Modify your get_articles function so that it returns a tuple with 3 items: a Counter of unigrams, a Counter of bigrams and a Counter of trigrams. Then modify do_experiment so that it generates three table rows with statistics for not only unigram zeros, but also bigram and trigram zeros.

Questions. Note that each of these questions is interested in percentages, not raw counts.

  1. What percentage of the bigrams (tokens, not types) that appear in the hyperpartisan-labeled articles don’t appear in the neutral-labeled articles? What percentage of the bigrams that appear in the neutral-labeled articles don’t appear in the hyperpartisan-labeled articles? Are you surprised by these results? Why or why not?

  2. What percentage of the trigrams (tokens, not types) that appear in the hyperpartisan-labeled articles don’t appear in the neutral-labeled articles? What percentage of the trigrams that appear in the neutral-labeled articles don’t appear in the hyperpartisan-labeled articles? Are you surprised by these results? Why or why not?

Part 2c: Train on equal-sized “chunks”

Instead of training on one category of articles and testing on another, suppose we break each of the categories in half. Then we could train on half of the hyperpartisan-labeled articles and half of the neutral-labeled articles, and test on the other half. This can help us calibrate our sense of how much of the effect we saw in the last part is actually connected to the labels (instead of just a natural property of having lots of text).

In the sample data you used above, each of the articles has an attribute randomchunk that assigns it to either chunk a or chunk b.

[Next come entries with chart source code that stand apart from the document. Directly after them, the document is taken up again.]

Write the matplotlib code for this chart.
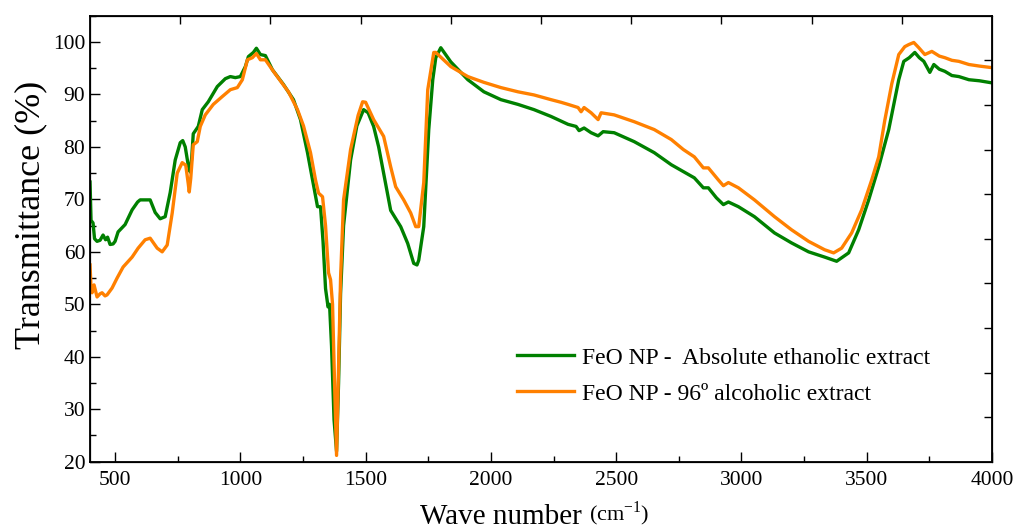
import matplotlib.pyplot as plt
from matplotlib.ticker import MultipleLocator

plt.rcParams['font.family'] = ['Liberation Serif', 'DejaVu Serif']
plt.rcParams['mathtext.fontset'] = 'custom'
plt.rcParams['mathtext.rm'] = 'Liberation Serif'

# ------------------------------------------------------------
# data
# ------------------------------------------------------------
green_x = [400, 404, 412, 418, 428, 440, 452, 462, 470, 480, 492, 500, 512, 540, 568,
           590, 600, 640, 660, 680, 700, 720, 740, 760, 770, 780, 792, 800, 806, 812,
           832, 848, 872, 908, 940, 960, 980, 1000, 1020, 1032, 1052, 1064, 1080, 1100,
           1128, 1172, 1212, 1240, 1268, 1288, 1300, 1308, 1320, 1330, 1340, 1350, 1356,
           1364, 1374, 1384, 1392, 1400, 1412, 1440, 1465, 1492, 1510, 1532, 1552, 1572,
           1600, 1640, 1668, 1692, 1705, 1712, 1732, 1752, 1768, 1780, 1800, 1840, 1908,
           1972, 2040, 2108, 2172, 2240, 2308, 2340, 2352, 2372, 2400, 2428, 2448, 2492,
           2572, 2652, 2720, 2768, 2812, 2848, 2868, 2900, 2928, 2948, 2988, 3052, 3132,
           3200, 3268, 3332, 3380, 3428, 3468, 3508, 3548, 3588, 3628, 3648, 3670, 3692,
           3710, 3728, 3752, 3768, 3790, 3812, 3840, 3868, 3908, 3950, 4000]
green_y = [73.3, 66.0, 65.5, 62.5, 62.0, 62.2, 63.2, 62.3, 62.8, 61.4, 61.5, 62.0, 63.8, 65.2, 68.0,
           69.5, 69.9, 69.9, 67.5, 66.3, 66.7, 71.3, 77.5, 80.8, 81.2, 80.0, 76.5, 75.2, 78.0, 82.5,
           83.9, 87.1, 88.6, 91.5, 93.0, 93.4, 93.2, 93.4, 95.3, 97.2, 98.0, 98.8, 97.6, 97.4,
           94.7, 91.9, 89.0, 85.2, 78.9, 73.7, 70.5, 68.6, 68.6, 62.0, 53.0, 49.5, 50.0,
           42.0, 28.0, 22.0, 35.0, 52.0, 65.0, 77.5, 84.0, 87.1, 86.5, 83.9, 80.0, 75.0,
           67.9, 64.8, 61.6, 57.8, 57.5, 58.4, 64.8, 83.3, 92.8, 97.0, 98.9, 96.2, 92.8,
           90.5, 89.0, 88.1, 87.1, 85.8, 84.3, 83.9, 83.1, 83.6, 82.7, 82.1, 82.9, 82.7,
           81.0, 78.9, 76.6, 75.3, 74.1, 72.2, 72.2, 70.3, 69.0, 69.5, 68.6, 66.7, 63.6,
           61.7, 60.0, 59.0, 58.2, 59.8, 64.2, 69.9, 76.2, 83.3, 92.8, 96.3, 97.0, 98.0,
           97.0, 96.3, 94.2, 95.7, 94.8, 94.4, 93.6, 93.4, 92.8, 92.6, 92.2]

orange_x = [400, 404, 408, 416, 428, 440, 448, 460, 468, 488, 508, 532, 568, 592, 620,
            640, 668, 688, 708, 728, 748, 768, 782, 792, 796, 802, 812, 828, 840, 860,
            892, 928, 960, 988, 1008, 1028, 1048, 1064, 1080, 1100, 1132, 1192, 1228,
            1252, 1280, 1300, 1312, 1328, 1340, 1352, 1360, 1368, 1376, 1384, 1392, 1400,
            1412, 1440, 1470, 1488, 1500, 1532, 1572, 1600, 1620, 1652, 1680, 1700, 1712,
            1732, 1748, 1772, 1780, 1840, 1908, 1972, 2040, 2108, 2172, 2240, 2280, 2308,
            2348, 2360, 2372, 2400, 2428, 2440, 2492, 2572, 2652, 2720, 2768, 2812, 2848,
            2868, 2908, 2928, 2948, 2988, 3052, 3132, 3200, 3268, 3332, 3368, 3400, 3440,
            3480, 3520, 3548, 3572, 3600, 3628, 3652, 3668, 3688, 3708, 3732, 3760, 3790,
            3812, 3840, 3868, 3908, 3950, 4000]
orange_y = [57.5, 53.0, 52.2, 53.7, 51.4, 52.0, 52.2, 51.6, 51.8, 53.1, 55.0, 57.1, 59.0, 60.7, 62.3,
            62.6, 60.7, 60.0, 61.3, 67.4, 75.0, 77.0, 76.5, 73.0, 71.4, 74.0, 80.4, 81.0, 83.9, 86.1,
            88.1, 89.6, 90.9, 91.3, 92.8, 96.6, 97.0, 97.8, 96.6, 96.6, 94.4, 90.5, 87.1,
            84.0, 78.9, 73.7, 71.2, 70.5, 65.0, 56.0, 54.7, 50.0, 35.0, 21.2, 38.0, 55.0,
            69.9, 79.5, 86.0, 88.6, 88.5, 85.2, 82.0, 76.2, 72.4, 69.9, 67.4, 64.8, 64.8,
            73.2, 90.9, 98.0, 98.0, 95.3, 93.4, 92.3, 91.3, 90.5, 89.9, 89.0, 88.5, 88.1,
            87.5, 86.7, 87.5, 86.5, 85.2, 86.5, 86.1, 84.8, 83.3, 81.4, 79.5, 78.1, 76.0,
            76.0, 73.7, 72.6, 73.2, 72.2, 69.9, 66.7, 64.2, 62.0, 60.4, 59.8, 60.7, 63.6,
            68.0, 73.7, 78.1, 85.0, 92.0, 97.6, 99.1, 99.5, 99.9, 98.9, 97.6, 98.2, 97.3,
            97.0, 96.5, 96.3, 95.7, 95.4, 95.1]

labels = ["FeO NP -  Absolute ethanolic extract", "FeO NP - 96º alcoholic extract"]

# ------------------------------------------------------------
# plot
# ------------------------------------------------------------
fig = plt.figure(figsize=(10.15, 5.29), dpi=100)
ax = fig.add_axes([0.0887, 0.1272, 0.8886, 0.8431])

ax.plot(green_x, green_y, color='#008000', lw=2.4, label=labels[0])
ax.plot(orange_x, orange_y, color='#FF8000', lw=2.4, label=labels[1])

ax.set_xlim(400, 4000)
ax.set_ylim(20, 105)
ax.xaxis.set_minor_locator(MultipleLocator(250))
ax.yaxis.set_minor_locator(MultipleLocator(5))
ax.set_xticks([500, 1000, 1500, 2000, 2500, 3000, 3500, 4000])
ax.set_yticks([20, 30, 40, 50, 60, 70, 80, 90, 100])
ax.tick_params(which='major', direction='in', length=7, width=1, labelsize=15.5)
ax.tick_params(axis='x', which='major', pad=7)
ax.tick_params(which='minor', direction='in', length=4, width=1)
for s in ax.spines.values():
    s.set_linewidth(1.3)

# top / right axes have their own equal divisions (Origin style)
axt = ax.twiny()
axt.set_xlim(0, 10)
axt.set_xticks(range(1, 10))
axt.tick_params(direction='in', length=6, width=1, labeltop=False)
axr = ax.twinx()
axr.set_ylim(0, 10)
axr.set_yticks(range(1, 10))
axr.tick_params(direction='in', length=6, width=1, labelright=False)

ax.set_ylabel("Transmittance (%)", fontsize=26, labelpad=4)
ax.yaxis.label.set_y(0.553)
xl = ax.set_xlabel("Wave number ", fontsize=21, labelpad=10)
xl.set_x(0.46)
ax.annotate("(cm$^{-1}$)", xy=(1, 0.08), xycoords=xl, va='bottom', ha='left', fontsize=16)

ax.legend(loc='upper left', bbox_to_anchor=(0.473, 0.257), frameon=False, fontsize=17,
          handlelength=2.45, handletextpad=0.3, labelspacing=0.61, borderpad=0, borderaxespad=0)

fig.savefig("out.png", dpi=100)
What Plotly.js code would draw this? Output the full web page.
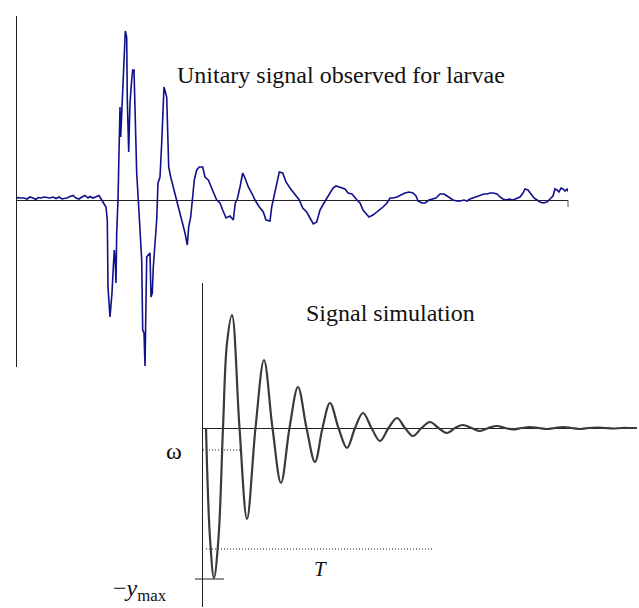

You shouldn’t need to write much (any!) code here. Instead of calling do_experiment on the hyperpartisan attribute, you can now call it on the randomchunk attribute.

Questions

  1. Try training on randomchunk=="a" and testing on randomchunk=="b". Then train on randomchunk=="b" and test on randomchunk=="a". How are your results different from the previous question? Why? Your writeup should include a table of your results, which you can generate with your expanded do_experiment function from above. Report percentages, not raw counts.

Evaluating a system in this way is called cross-validation: instead of having a specific "held out" test set, you split your training data into k equal-sized parts. Each piece then has one turn being the test set, while the other pieces are assembled together as the training set. In this case, since you are breaking your data into k=2 distinct test sets, you are performing 2-fold cross-validation.